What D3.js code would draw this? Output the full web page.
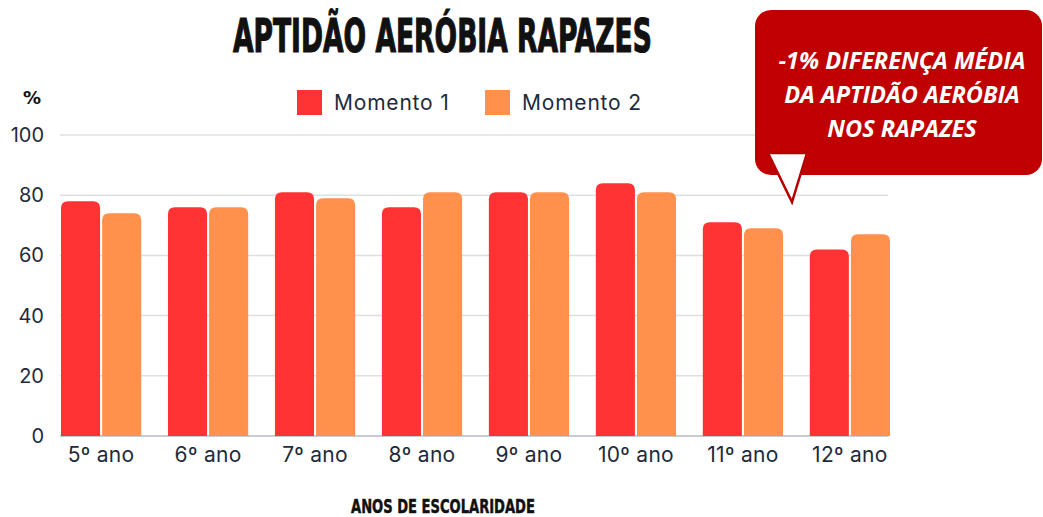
<!DOCTYPE html>
<html><head><meta charset="utf-8">
<script src="https://cdn.jsdelivr.net/npm/d3@7"></script>
<style>body{margin:0;background:#fff;}svg{display:block;}</style>
</head><body>
<svg id="c" width="1043" height="517"></svg>
<script>
const categories = ["5º ano","6º ano","7º ano","8º ano","9º ano","10º ano","11º ano","12º ano"];
const seriesNames = ["Momento 1","Momento 2"];
const momento1 = [78,76,81,76,81,84,71,62];
const momento2 = [74,76,79,81,81,81,69,67];
const yTicks = [0,20,40,60,80,100];
const colors = ["#ff3333","#ff914d"];

const svg = d3.select("#c");
const x0 = d3.scaleBand().domain(categories).range([61,890]).paddingInner(0.25).paddingOuter(0);
const x1 = d3.scaleBand().domain(seriesNames).range([0,x0.bandwidth()]).paddingInner(0.05);
const y = d3.scaleLinear().domain([0,100]).range([436,135]);

// gridlines
svg.append("g").selectAll("line").data(yTicks).join("line")
  .attr("x1",60).attr("x2",888).attr("y1",d=>y(d)).attr("y2",d=>y(d))
  .attr("stroke",d=>d===0?"#c8cbd0":"#dedfe2").attr("stroke-width",d=>d===0?2:1.5);

// y axis labels
const yAxis = d3.axisLeft(y).tickValues(yTicks).tickSize(0).tickPadding(0);
const ya = svg.append("g").attr("transform","translate(44,0)").call(yAxis);
ya.select(".domain").remove();
ya.selectAll("text").attr("font-family","Inter, 'Noto Sans', sans-serif").attr("font-size",20).attr("fill","#1e2b3c");

// x axis labels
const xAxis = d3.axisBottom(x0).tickSize(0).tickPadding(0);
const xa = svg.append("g").attr("transform","translate(0,447)").call(xAxis);
xa.select(".domain").remove();
xa.selectAll("text").attr("font-family","Inter, 'Noto Sans', sans-serif").attr("font-size",21).attr("fill","#1e2b3c").attr("letter-spacing",0.3);

// bars with rounded top
function barPath(x, yTop, w, yBot, r){
  r = Math.min(r, (yBot-yTop), w/2);
  return `M${x},${yBot}V${yTop+r}Q${x},${yTop} ${x+r},${yTop}H${x+w-r}Q${x+w},${yTop} ${x+w},${yTop+r}V${yBot}Z`;
}
const data = categories.map((c,i)=>({c, vals:[momento1[i],momento2[i]]}));
const groups = svg.append("g").selectAll("g").data(data).join("g")
  .attr("transform",d=>`translate(${x0(d.c)},0)`);
groups.selectAll("path").data(d=>d.vals.map((v,j)=>({v,s:seriesNames[j],j}))).join("path")
  .attr("d",d=>barPath(x1(d.s), y(d.v), x1.bandwidth(), y(0), 7))
  .attr("fill",d=>colors[d.j]);

// legend
const leg = svg.append("g");
const legX = [297,485];
seriesNames.forEach((s,i)=>{
  leg.append("rect").attr("x",legX[i]).attr("y",90).attr("width",25).attr("height",25).attr("fill",colors[i]);
  leg.append("text").attr("x",legX[i]+37).attr("y",110).text(s)
    .attr("font-family","Inter, 'Noto Sans', sans-serif").attr("font-size",21).attr("letter-spacing",0.8).attr("fill","#1e2b3c");
});

// % label
svg.append("text").attr("x",32).attr("y",104).attr("text-anchor","middle").text("%")
  .attr("font-family","'DejaVu Sans', sans-serif").attr("font-weight","bold").attr("font-size",18).attr("fill","#111");

// condensed text helper: scale horizontally to a target width
function condensed(txt, x, yb, size, targetW, sw){
  const t = svg.append("text").attr("x",0).attr("y",0).text(txt)
    .attr("font-family","'Liberation Sans Narrow','DejaVu Sans Condensed',sans-serif")
    .attr("font-weight","bold").attr("font-size",size).attr("fill","#111")
    .attr("stroke","#111").attr("stroke-width",sw);
  const w = t.node().getComputedTextLength();
  t.attr("transform",`translate(${x},${yb}) scale(${targetW/w},1)`);
  return t;
}
condensed("APTIDÃO AERÓBIA RAPAZES", 233, 52, 47, 419, 1.2);
condensed("ANOS DE ESCOLARIDADE", 351, 513, 20, 184, 0.5);

// callout
const co = svg.append("g");
co.append("rect").attr("x",755).attr("y",10).attr("width",287).attr("height",165).attr("rx",16).attr("fill","#c00000");
co.append("path").attr("d","M768,153L807,153L792,202Z").attr("fill","#fff").attr("stroke","#b50000").attr("stroke-width",2.5).attr("stroke-linejoin","miter");
const lines = ["-1% DIFERENÇA MÉDIA","DA APTIDÃO AERÓBIA","NOS RAPAZES"];
const ct = co.append("text").attr("text-anchor","middle")
  .attr("font-family","'Open Sans', sans-serif").attr("font-weight","bold").attr("font-style","italic")
  .attr("font-size",23.5).attr("fill","#fff");
ct.selectAll("tspan").data(lines).join("tspan")
  .attr("x",902).attr("y",(d,i)=>69+i*34).text(d=>d);
</script>
</body></html>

● Written request: Copy out all of the data word for word. Do not carry over any picture.

● Answer below:
What D3.js code would draw this? Output the full web page.
<!DOCTYPE html>
<html><head><meta charset="utf-8">
<script src="https://cdn.jsdelivr.net/npm/d3@7"></script>
<style>body{margin:0;background:#fff;}svg{display:block;}</style>
</head><body>
<svg id="c" width="1043" height="517"></svg>
<script>
const categories = ["5º ano","6º ano","7º ano","8º ano","9º ano","10º ano","11º ano","12º ano"];
const seriesNames = ["Momento 1","Momento 2"];
const momento1 = [78,76,81,76,81,84,71,62];
const momento2 = [74,76,79,81,81,81,69,67];
const yTicks = [0,20,40,60,80,100];
const colors = ["#ff3333","#ff914d"];

const svg = d3.select("#c");
const x0 = d3.scaleBand().domain(categories).range([61,890]).paddingInner(0.25).paddingOuter(0);
const x1 = d3.scaleBand().domain(seriesNames).range([0,x0.bandwidth()]).paddingInner(0.05);
const y = d3.scaleLinear().domain([0,100]).range([436,135]);

// gridlines
svg.append("g").selectAll("line").data(yTicks).join("line")
  .attr("x1",60).attr("x2",888).attr("y1",d=>y(d)).attr("y2",d=>y(d))
  .attr("stroke",d=>d===0?"#c8cbd0":"#dedfe2").attr("stroke-width",d=>d===0?2:1.5);

// y axis labels
const yAxis = d3.axisLeft(y).tickValues(yTicks).tickSize(0).tickPadding(0);
const ya = svg.append("g").attr("transform","translate(44,0)").call(yAxis);
ya.select(".domain").remove();
ya.selectAll("text").attr("font-family","Inter, 'Noto Sans', sans-serif").attr("font-size",20).attr("fill","#1e2b3c");

// x axis labels
const xAxis = d3.axisBottom(x0).tickSize(0).tickPadding(0);
const xa = svg.append("g").attr("transform","translate(0,447)").call(xAxis);
xa.select(".domain").remove();
xa.selectAll("text").attr("font-family","Inter, 'Noto Sans', sans-serif").attr("font-size",21).attr("fill","#1e2b3c").attr("letter-spacing",0.3);

// bars with rounded top
function barPath(x, yTop, w, yBot, r){
  r = Math.min(r, (yBot-yTop), w/2);
  return `M${x},${yBot}V${yTop+r}Q${x},${yTop} ${x+r},${yTop}H${x+w-r}Q${x+w},${yTop} ${x+w},${yTop+r}V${yBot}Z`;
}
const data = categories.map((c,i)=>({c, vals:[momento1[i],momento2[i]]}));
const groups = svg.append("g").selectAll("g").data(data).join("g")
  .attr("transform",d=>`translate(${x0(d.c)},0)`);
groups.selectAll("path").data(d=>d.vals.map((v,j)=>({v,s:seriesNames[j],j}))).join("path")
  .attr("d",d=>barPath(x1(d.s), y(d.v), x1.bandwidth(), y(0), 7))
  .attr("fill",d=>colors[d.j]);

// legend
const leg = svg.append("g");
const legX = [297,485];
seriesNames.forEach((s,i)=>{
  leg.append("rect").attr("x",legX[i]).attr("y",90).attr("width",25).attr("height",25).attr("fill",colors[i]);
  leg.append("text").attr("x",legX[i]+37).attr("y",110).text(s)
    .attr("font-family","Inter, 'Noto Sans', sans-serif").attr("font-size",21).attr("letter-spacing",0.8).attr("fill","#1e2b3c");
});

// % label
svg.append("text").attr("x",32).attr("y",104).attr("text-anchor","middle").text("%")
  .attr("font-family","'DejaVu Sans', sans-serif").attr("font-weight","bold").attr("font-size",18).attr("fill","#111");

// condensed text helper: scale horizontally to a target width
function condensed(txt, x, yb, size, targetW, sw){
  const t = svg.append("text").attr("x",0).attr("y",0).text(txt)
    .attr("font-family","'Liberation Sans Narrow','DejaVu Sans Condensed',sans-serif")
    .attr("font-weight","bold").attr("font-size",size).attr("fill","#111")
    .attr("stroke","#111").attr("stroke-width",sw);
  const w = t.node().getComputedTextLength();
  t.attr("transform",`translate(${x},${yb}) scale(${targetW/w},1)`);
  return t;
}
condensed("APTIDÃO AERÓBIA RAPAZES", 233, 52, 47, 419, 1.2);
condensed("ANOS DE ESCOLARIDADE", 351, 513, 20, 184, 0.5);

// callout
const co = svg.append("g");
co.append("rect").attr("x",755).attr("y",10).attr("width",287).attr("height",165).attr("rx",16).attr("fill","#c00000");
co.append("path").attr("d","M768,153L807,153L792,202Z").attr("fill","#fff").attr("stroke","#b50000").attr("stroke-width",2.5).attr("stroke-linejoin","miter");
const lines = ["-1% DIFERENÇA MÉDIA","DA APTIDÃO AERÓBIA","NOS RAPAZES"];
const ct = co.append("text").attr("text-anchor","middle")
  .attr("font-family","'Open Sans', sans-serif").attr("font-weight","bold").attr("font-style","italic")
  .attr("font-size",23.5).attr("fill","#fff");
ct.selectAll("tspan").data(lines).join("tspan")
  .attr("x",902).attr("y",(d,i)=>69+i*34).text(d=>d);
</script>
</body></html>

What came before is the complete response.